See, also, Barnet v. Muncie National Bank, 98 U.S. 555, 25 L.Ed. 212.

It affords an affirmative remedy whereas the order on the motion to dismiss gave no relief to appellees. It adjudicated no rights. Whether appellees’ names are in or out of the bankruptcy files and proceedings has no effect on the jurisdiction of the Bankruptcy Court conferred by subsection (n), which coupled with subsections (o) and (p) (as amended, 11 U. S.C.A. § 203 (n, o, p) operate as an injunction against every one unless and until lifted in the way provided by subsection (o). Jurisdiction is the power to decide wrongly as well as rightly. Foltz v. St. L. & S. F. Ry. Co. (C.C.A.) 60 F. 316. Must the certificate holder and the sheriff take the chance of being in contempt in fixing a time when the foreclosure deeds should be delivered?

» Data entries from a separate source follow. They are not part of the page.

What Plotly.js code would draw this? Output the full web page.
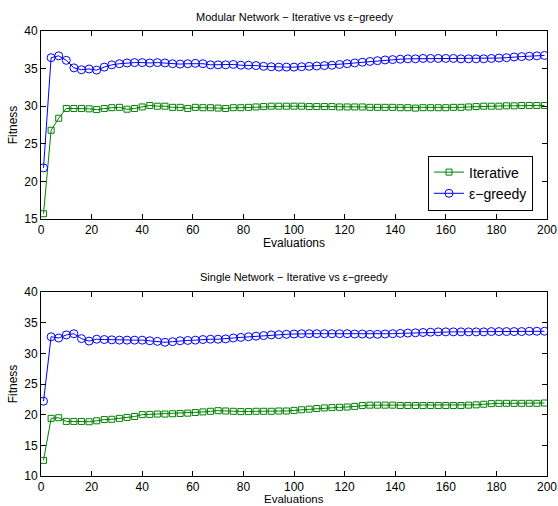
<!DOCTYPE html>
<html>
<head>
<meta charset="utf-8">
<script src="https://cdn.plot.ly/plotly-3.0.1.min.js"></script>
<style>html,body{margin:0;padding:0;background:#fff;} #chart{width:558px;height:506px;}</style>
</head>
<body>
<div id="chart"></div>
<script>
// Evaluations (x): 1, 4, 7, ..., 199
const evaluations = [1,4,7,10,13,16,19,22,25,28,31,34,37,40,43,46,49,52,55,58,61,64,67,70,73,76,79,82,85,88,91,94,
  97,100,103,106,109,112,115,118,121,124,127,130,133,136,139,142,145,148,151,154,157,160,163,166,169,172,175,178,181,184,187,190,193,196,199];

const modularIterative = [15.7,26.8,28.4,29.7,29.7,29.7,29.65,29.55,29.7,29.8,29.85,29.6,29.7,29.9,30.1,30.0,30.0,29.85,29.85,29.7,29.85,29.8,29.8,29.75,29.7,29.8,29.8,29.85,29.9,29.95,30.0,30.0,
  30.0,30.0,30.0,29.95,29.95,29.95,29.95,29.9,29.9,29.9,29.9,29.85,29.85,29.85,29.85,29.8,29.8,29.75,29.8,29.8,29.8,29.8,29.85,29.85,29.9,29.95,30.0,30.0,30.0,30.05,30.05,30.1,30.1,30.1,30.1];

const modularGreedy = [21.8,36.45,36.7,36.1,35.1,34.85,34.95,34.8,35.2,35.5,35.65,35.75,35.8,35.8,35.75,35.8,35.75,35.65,35.6,35.65,35.7,35.65,35.5,35.5,35.5,35.55,35.45,35.45,35.4,35.3,35.25,35.2,
  35.2,35.2,35.25,35.3,35.35,35.4,35.45,35.55,35.65,35.75,35.85,35.95,36.05,36.15,36.2,36.25,36.3,36.3,36.35,36.35,36.35,36.35,36.35,36.3,36.3,36.3,36.3,36.35,36.4,36.45,36.55,36.6,36.65,36.7,36.75];

const singleIterative = [12.55,19.4,19.5,18.9,18.9,18.9,18.85,19.0,19.2,19.25,19.4,19.55,19.7,20.0,20.05,20.1,20.1,20.15,20.2,20.25,20.35,20.45,20.55,20.65,20.6,20.55,20.5,20.5,20.55,20.55,20.55,20.6,
  20.6,20.7,20.8,20.9,21.0,21.1,21.15,21.2,21.25,21.35,21.5,21.55,21.55,21.55,21.55,21.5,21.5,21.5,21.5,21.5,21.5,21.5,21.5,21.5,21.55,21.6,21.7,21.8,21.85,21.85,21.85,21.85,21.85,21.85,21.9];

const singleGreedy = [22.2,32.7,32.5,33.0,33.2,32.4,32.0,32.3,32.25,32.2,32.15,32.15,32.15,32.15,32.05,31.95,31.8,31.9,32.05,32.1,32.15,32.25,32.3,32.3,32.35,32.5,32.6,32.7,32.8,32.9,33.0,33.05,
  33.1,33.15,33.2,33.2,33.2,33.2,33.2,33.2,33.2,33.15,33.15,33.1,33.1,33.15,33.2,33.25,33.3,33.35,33.4,33.45,33.5,33.5,33.5,33.5,33.5,33.5,33.5,33.55,33.55,33.55,33.55,33.55,33.6,33.6,33.6];

const xTicks = [0,20,40,60,80,100,120,140,160,180,200];
const yTicksTop = [15,20,25,30,35,40];
const yTicksBottom = [10,15,20,25,30,35,40];
const seriesNames = ['Iterative', 'ε−greedy'];
const panelTitles = ['Modular Network − Iterative vs ε−greedy', 'Single Network − Iterative vs ε−greedy'];
const xTitle = 'Evaluations';
const yTitle = 'Fitness';

const green = '#008000', blue = '#0000ff';
const font = 'Liberation Sans, Arial, Helvetica, sans-serif';

function iterTrace(y, xa, ya, show) {
  return {x: evaluations, y: y, xaxis: xa, yaxis: ya, type: 'scatter', mode: 'lines+markers',
    name: seriesNames[0], showlegend: show,
    line: {color: green, width: 1},
    marker: {symbol: 'square-open', size: 6, color: green, line: {width: 1, color: green}}};
}
function greedyTrace(y, xa, ya, show) {
  return {x: evaluations, y: y, xaxis: xa, yaxis: ya, type: 'scatter', mode: 'lines+markers',
    name: seriesNames[1], showlegend: show,
    line: {color: blue, width: 1},
    marker: {symbol: 'circle-open', size: 8, color: blue, line: {width: 1, color: blue}}};
}

const data = [
  iterTrace(modularIterative, 'x', 'y', true),
  greedyTrace(modularGreedy, 'x', 'y', true),
  iterTrace(singleIterative, 'x2', 'y2', false),
  greedyTrace(singleGreedy, 'x2', 'y2', false)
];

const W = 558, H = 506;
const xd = [41 / W, 547 / W];
const topDom = [(H - 219) / H, (H - 31) / H];
const botDom = [(H - 476) / H, (H - 292) / H];

function xaxis(anchor) {
  return {domain: xd, anchor: anchor, range: [0, 200], tickvals: xTicks,
    showline: true, mirror: 'allticks', linecolor: '#000', linewidth: 1, ticks: 'inside', ticklen: 5,
    tickcolor: '#000', showgrid: false, zeroline: false, tickfont: {size: 12, color: '#000', family: font}};
}
function yaxis(anchor, dom, range, tv) {
  return {domain: dom, anchor: anchor, range: range, tickvals: tv,
    showline: true, mirror: 'allticks', linecolor: '#000', linewidth: 1, ticks: 'inside', ticklen: 5,
    tickcolor: '#000', showgrid: false, zeroline: false, tickfont: {size: 12, color: '#000', family: font},
    title: {text: yTitle, font: {size: 12, color: '#000', family: font}, standoff: 4}};
}

function note(text, xpx, ypx, size) {
  return {text: text, xref: 'paper', yref: 'paper', x: xpx / W, y: (H - ypx) / H,
    xanchor: 'center', yanchor: 'middle', showarrow: false, font: {size: size, color: '#000', family: font}};
}

const layout = {
  width: W, height: H, margin: {l: 0, r: 0, t: 0, b: 0},
  paper_bgcolor: '#fff', plot_bgcolor: '#fff', font: {family: font, color: '#000'},
  xaxis: xaxis('y'),
  yaxis: yaxis('x', topDom, [15, 40], yTicksTop),
  xaxis2: xaxis('y2'),
  yaxis2: yaxis('x2', botDom, [10, 40], yTicksBottom),
  legend: {x: 533 / W, y: (H - 183) / H, xanchor: 'right', yanchor: 'middle',
    bgcolor: '#fff', bordercolor: '#000', borderwidth: 1,
    font: {size: 14, color: '#000', family: font}, tracegroupgap: 0, itemwidth: 30},
  annotations: [
    note(panelTitles[0], 294, 17, 11),
    note(panelTitles[1], 294, 277, 11),
    note(xTitle, 294, 243, 12),
    note(xTitle, 294, 499, 11.5)
  ],
  showlegend: true
};

Plotly.newPlot('chart', data, layout, {staticPlot: true, displayModeBar: false});
</script>
</body>
</html>
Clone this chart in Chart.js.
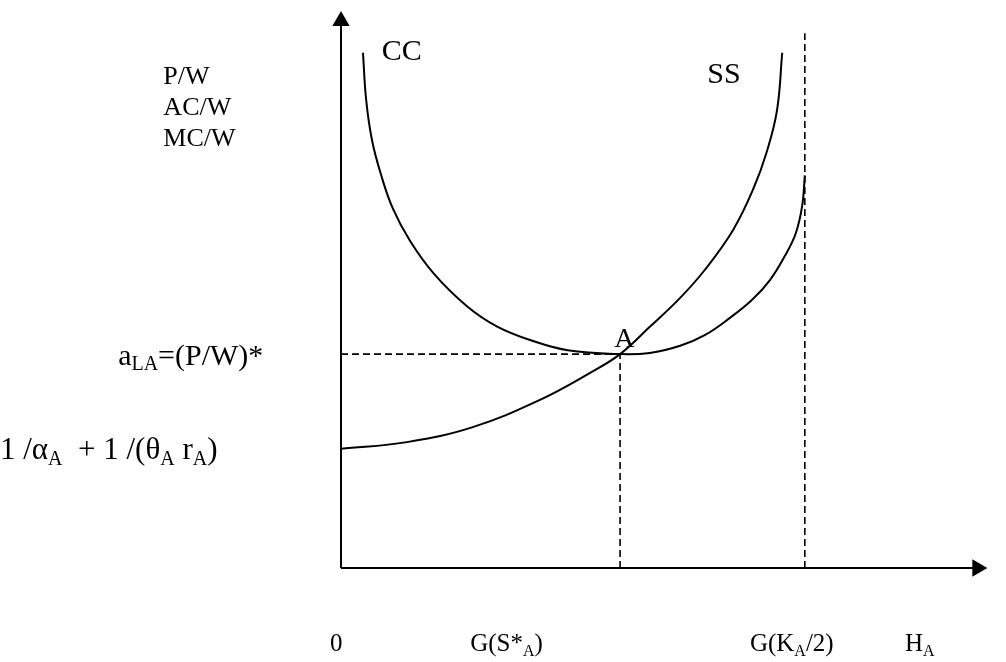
<!DOCTYPE html>
<html>
<head>
<meta charset="utf-8">
<script src="https://cdn.jsdelivr.net/npm/chart.js@4.4.0/dist/chart.umd.min.js"></script>
<style>
  html, body { margin: 0; padding: 0; background: #fff; }
  #wrap { width: 1006px; height: 662px; }
</style>
</head>
<body>
<div id="wrap"><canvas id="chart"></canvas></div>
<script>
// curve values (x = H_A, y = P/W)
const ccX = [3.4, 3.9, 4.8, 6.2, 8.0, 10.7, 14.4, 19.5, 24.1, 29.6, 35.1, 43.2, 47.8, 52.5, 56.3, 60.2, 63.6, 66.4, 68.7, 70.4, 71.4, 71.8];
const ccY = [92.5, 84.0, 76.8, 70.6, 64.6, 58.7, 52.8, 47.0, 43.4, 40.8, 39.1, 38.4, 38.6, 39.9, 41.8, 44.9, 48.1, 51.7, 56.0, 60.1, 65.1, 70.5];

const ssX = [0, 10.2, 20.4, 30.8, 38.5, 43.2, 47.8, 52.5, 56.3, 60.7, 63.8, 65.9, 67.5, 68.3];
const ssY = [21.4, 22.6, 25.3, 30.2, 35.0, 38.4, 43.3, 48.5, 53.5, 60.7, 68.0, 74.7, 82.2, 92.5];

// equilibrium A and the capacity limit K_A/2
const pointA = { x: 43.2, y: 38.4 };
const limitX = 71.8;
const limitTop = 96.0;

const toPts = (xs, ys) => xs.map((x, i) => ({ x: x, y: ys[i] }));

// text labels: parts are [text, isSubscript], size in px
const textLabels = [
  { x: -27.5, y: 86.9, size: 26, parts: [["P/W"]] },
  { x: -27.5, y: 81.3, size: 26, parts: [["AC/W"]] },
  { x: -27.5, y: 75.8, size: 26, parts: [["MC/W"]] },
  { x: 6.3, y: 91.2, size: 30, parts: [["CC"]] },
  { x: 56.7, y: 87.1, size: 30, parts: [["SS"]] },
  { x: 42.3, y: 39.7, size: 28, parts: [["A"]] },
  { x: -34.5, y: 36.4, size: 30, parts: [["a"], ["LA", 1], ["=(P/W)*"]] },
  { x: -52.8, y: 19.6, size: 31, parts: [["1 /\u03b1"], ["A", 1], ["  + 1 /(\u03b8"], ["A", 1], [" r"], ["A", 1], [")"]] },
  { x: -1.7, y: -14.9, size: 25, parts: [["0"]] },
  { x: 20.0, y: -14.9, size: 25, parts: [["G(S*"], ["A", 1], [")"]] },
  { x: 63.3, y: -14.9, size: 25, parts: [["G(K"], ["A", 1], ["/2)"]] },
  { x: 87.3, y: -14.9, size: 25, parts: [["H"], ["A", 1]] }
];

const FONT = '"Liberation Serif", "Times New Roman", serif';

const textPlugin = {
  id: "textLabels",
  afterDatasetsDraw(chart) {
    const ctx = chart.ctx;
    const xs = chart.scales.x, ys = chart.scales.y;
    ctx.save();
    ctx.fillStyle = "#000";
    ctx.textBaseline = "alphabetic";
    ctx.textAlign = "left";
    textLabels.forEach(l => {
      let px = xs.getPixelForValue(l.x);
      const py = ys.getPixelForValue(l.y);
      l.parts.forEach(p => {
        const sub = p[1];
        const sz = sub ? Math.round(l.size * 0.65) : l.size;
        ctx.font = sz + "px " + FONT;
        ctx.fillText(p[0], px, py + (sub ? Math.round(l.size * 0.18) : 0));
        px += ctx.measureText(p[0]).width;
      });
    });
    ctx.restore();
  }
};

const black = "#000";
const dash = [7, 4];

const curve = (label, pts) => ({
  label: label,
  data: pts,
  showLine: true,
  borderColor: black,
  borderWidth: 2,
  pointRadius: 0,
  tension: 0.4,
  clip: false
});

const dashed = (label, pts) => ({
  label: label,
  data: pts,
  showLine: true,
  borderColor: black,
  borderWidth: 1.6,
  borderDash: dash,
  pointRadius: 0,
  clip: false
});

new Chart(document.getElementById("chart"), {
  type: "scatter",
  data: {
    datasets: [
      curve("CC", toPts(ccX, ccY)),
      curve("SS", toPts(ssX, ssY)),
      dashed("(P/W)*", [{ x: 0, y: pointA.y }, { x: pointA.x, y: pointA.y }]),
      dashed("S*", [{ x: pointA.x, y: 0 }, { x: pointA.x, y: pointA.y }]),
      dashed("K/2", [{ x: limitX, y: 0 }, { x: limitX, y: limitTop }]),
      {
        label: "y axis",
        data: [{ x: 0, y: 0 }, { x: 0, y: 98.2 }],
        showLine: true,
        borderColor: black,
        backgroundColor: black,
        borderWidth: 2,
        pointStyle: "triangle",
        pointRadius: [0, 10],
        pointBorderWidth: 0,
        clip: false
      },
      {
        label: "x axis",
        data: [{ x: 0, y: 0 }, { x: 98.5, y: 0 }],
        showLine: true,
        borderColor: black,
        backgroundColor: black,
        borderWidth: 2,
        pointStyle: "triangle",
        pointRotation: 90,
        pointRadius: [0, 10],
        pointBorderWidth: 0,
        clip: false
      }
    ]
  },
  options: {
    responsive: true,
    maintainAspectRatio: false,
    animation: false,
    layout: { padding: { left: 341, right: 19, top: 11, bottom: 94 } },
    plugins: { legend: { display: false }, tooltip: { enabled: false } },
    scales: {
      x: { type: "linear", min: 0, max: 100, display: false },
      y: { type: "linear", min: 0, max: 100, display: false }
    }
  },
  plugins: [textPlugin]
});
</script>
</body>
</html>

Their claim is that the foreclosure proceedings in the state court had gone so far that under the settled rule of property in the state of Kansas all title and beneficial interest in the land had passed to the purchasers at foreclosure sale prior to initiation of the proceedings under the Bankruptcy Act, or that full title has since passed, and they are entitled to deeds from the sheriff. That issue was not adjudicated as provided in subsection (o).

Remanded. Let appellees file their petitions as above indicated, if so advised. Let appellant answer thereto. The District Judge will then set the issue or issues for trial, hear the evidence, if any, and adjudicate the right of the controversy.